# [Supplied material]
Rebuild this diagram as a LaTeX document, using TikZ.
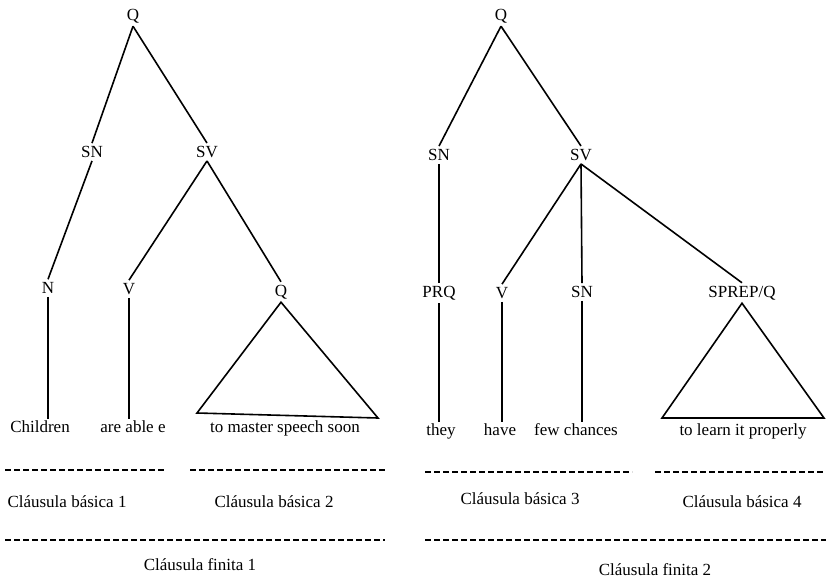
\documentclass[tikz,border=0pt]{standalone}
\usepackage{fontspec}
\setmainfont{Liberation Serif}
\usepackage{tikz}
\usetikzlibrary{calc,positioning}

\begin{document}
\begin{tikzpicture}[x=1pt,y=-1pt,font=\fontsize{17}{20}\selectfont,
  cat/.style={inner sep=3pt},
  word/.style={inner sep=2pt,text height=11pt,text depth=3pt},
  branch/.style={line width=1.6pt},
  cut/.style={line width=1.1pt,dash pattern=on 6pt off 3pt}]
\useasboundingbox (0,0) rectangle (826,578);
% left tree
\node[cat] (q1) at (133,16) {Q};
\node[cat] (snA) at (92,152) {SN};
\node[cat] (svA) at (207,152) {SV};
\node[cat] (nA) at (48,288) {N};
\node[cat] (vA) at (129,289) {V};
\node[cat] (qA) at (281,292) {Q};
\node[word] (w1) at (40,428) {Children};
\node[word] (w2) at (133,428) {are able e};
\node[word] (w3) at (285,428) {to master speech soon};
\coordinate (tA1) at (197,413);
\coordinate (tA2) at (378,418);
\draw[branch] (q1.south) -- (snA.north);
\draw[branch] (q1.south) -- (svA.north);
\draw[branch] (snA.south) -- (nA.north);
\draw[branch] (svA.south) -- (vA.north);
\draw[branch] (svA.south) -- (qA.north);
\draw[branch] (nA.south) -- (nA.south |- w1.north);
\draw[branch] (vA.south) -- (vA.south |- w2.north);
\draw[branch] (qA.south) -- (tA1) -- (tA2) -- cycle;
% right tree
\node[cat] (q2) at (501,16) {Q};
\node[cat] (snB) at (439,155) {SN};
\node[cat] (svB) at (581,155) {SV};
\node[cat] (prqB) at (439,293) {PRQ};
\node[cat] (vB) at (502,293) {V};
\node[cat] (snC) at (582,292) {SN};
\node[cat] (sprepB) at (742,293) {SPREP/Q};
\node[word] (w4) at (441,431) {they};
\node[word] (w5) at (500,431) {have};
\node[word] (w6) at (576,431) {few chances};
\node[word] (w7) at (743,431) {to learn it properly};
\coordinate (tB1) at (662,418);
\coordinate (tB2) at (824,418);
\draw[branch] (q2.south) -- (snB.north);
\draw[branch] (q2.south) -- (svB.north);
\draw[branch] (snB.south) -- (prqB.north);
\draw[branch] (svB.south) -- (vB.north);
\draw[branch] (svB.south) -- (snC.north);
\draw[branch] (svB.south) -- (sprepB.north);
\draw[branch] (prqB.south) -- (prqB.south |- w4.north);
\draw[branch] (vB.south) -- (vB.south |- w5.north);
\draw[branch] (snC.south) -- (snC.south |- w6.north);
\draw[branch] (sprepB.south) -- (tB1) -- (tB2) -- cycle;
% clause brackets
\draw[cut] (5,470) -- (165,470);
\draw[cut] (190,470) -- (385,470);
\draw[cut] (5,540) -- (385,540);
\draw[cut] (425,472) -- (632,472);
\draw[cut] (655,472) -- (826,472);
\draw[cut] (425,540) -- (826,540);
\node (cb1) at (67,502) {Cláusula básica 1};
\node (cb2) at (274,502) {Cláusula básica 2};
\node (cf1) at (200,565) {Cláusula finita 1};
\node (cb3) at (520,499) {Cláusula básica 3};
\node (cb4) at (742,502) {Cláusula básica 4};
\node (cf2) at (655,570) {Cláusula finita 2};
\end{tikzpicture}
\end{document}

# [Problem requirements]
Repeat the material above word for word, please, apart from its images.

# [Written answer]
Rebuild this diagram as a LaTeX document, using TikZ.
\documentclass[tikz,border=0pt]{standalone}
\usepackage{fontspec}
\setmainfont{Liberation Serif}
\usepackage{tikz}
\usetikzlibrary{calc,positioning}

\begin{document}
\begin{tikzpicture}[x=1pt,y=-1pt,font=\fontsize{17}{20}\selectfont,
  cat/.style={inner sep=3pt},
  word/.style={inner sep=2pt,text height=11pt,text depth=3pt},
  branch/.style={line width=1.6pt},
  cut/.style={line width=1.1pt,dash pattern=on 6pt off 3pt}]
\useasboundingbox (0,0) rectangle (826,578);
% left tree
\node[cat] (q1) at (133,16) {Q};
\node[cat] (snA) at (92,152) {SN};
\node[cat] (svA) at (207,152) {SV};
\node[cat] (nA) at (48,288) {N};
\node[cat] (vA) at (129,289) {V};
\node[cat] (qA) at (281,292) {Q};
\node[word] (w1) at (40,428) {Children};
\node[word] (w2) at (133,428) {are able e};
\node[word] (w3) at (285,428) {to master speech soon};
\coordinate (tA1) at (197,413);
\coordinate (tA2) at (378,418);
\draw[branch] (q1.south) -- (snA.north);
\draw[branch] (q1.south) -- (svA.north);
\draw[branch] (snA.south) -- (nA.north);
\draw[branch] (svA.south) -- (vA.north);
\draw[branch] (svA.south) -- (qA.north);
\draw[branch] (nA.south) -- (nA.south |- w1.north);
\draw[branch] (vA.south) -- (vA.south |- w2.north);
\draw[branch] (qA.south) -- (tA1) -- (tA2) -- cycle;
% right tree
\node[cat] (q2) at (501,16) {Q};
\node[cat] (snB) at (439,155) {SN};
\node[cat] (svB) at (581,155) {SV};
\node[cat] (prqB) at (439,293) {PRQ};
\node[cat] (vB) at (502,293) {V};
\node[cat] (snC) at (582,292) {SN};
\node[cat] (sprepB) at (742,293) {SPREP/Q};
\node[word] (w4) at (441,431) {they};
\node[word] (w5) at (500,431) {have};
\node[word] (w6) at (576,431) {few chances};
\node[word] (w7) at (743,431) {to learn it properly};
\coordinate (tB1) at (662,418);
\coordinate (tB2) at (824,418);
\draw[branch] (q2.south) -- (snB.north);
\draw[branch] (q2.south) -- (svB.north);
\draw[branch] (snB.south) -- (prqB.north);
\draw[branch] (svB.south) -- (vB.north);
\draw[branch] (svB.south) -- (snC.north);
\draw[branch] (svB.south) -- (sprepB.north);
\draw[branch] (prqB.south) -- (prqB.south |- w4.north);
\draw[branch] (vB.south) -- (vB.south |- w5.north);
\draw[branch] (snC.south) -- (snC.south |- w6.north);
\draw[branch] (sprepB.south) -- (tB1) -- (tB2) -- cycle;
% clause brackets
\draw[cut] (5,470) -- (165,470);
\draw[cut] (190,470) -- (385,470);
\draw[cut] (5,540) -- (385,540);
\draw[cut] (425,472) -- (632,472);
\draw[cut] (655,472) -- (826,472);
\draw[cut] (425,540) -- (826,540);
\node (cb1) at (67,502) {Cláusula básica 1};
\node (cb2) at (274,502) {Cláusula básica 2};
\node (cf1) at (200,565) {Cláusula finita 1};
\node (cb3) at (520,499) {Cláusula básica 3};
\node (cb4) at (742,502) {Cláusula básica 4};
\node (cf2) at (655,570) {Cláusula finita 2};
\end{tikzpicture}
\end{document}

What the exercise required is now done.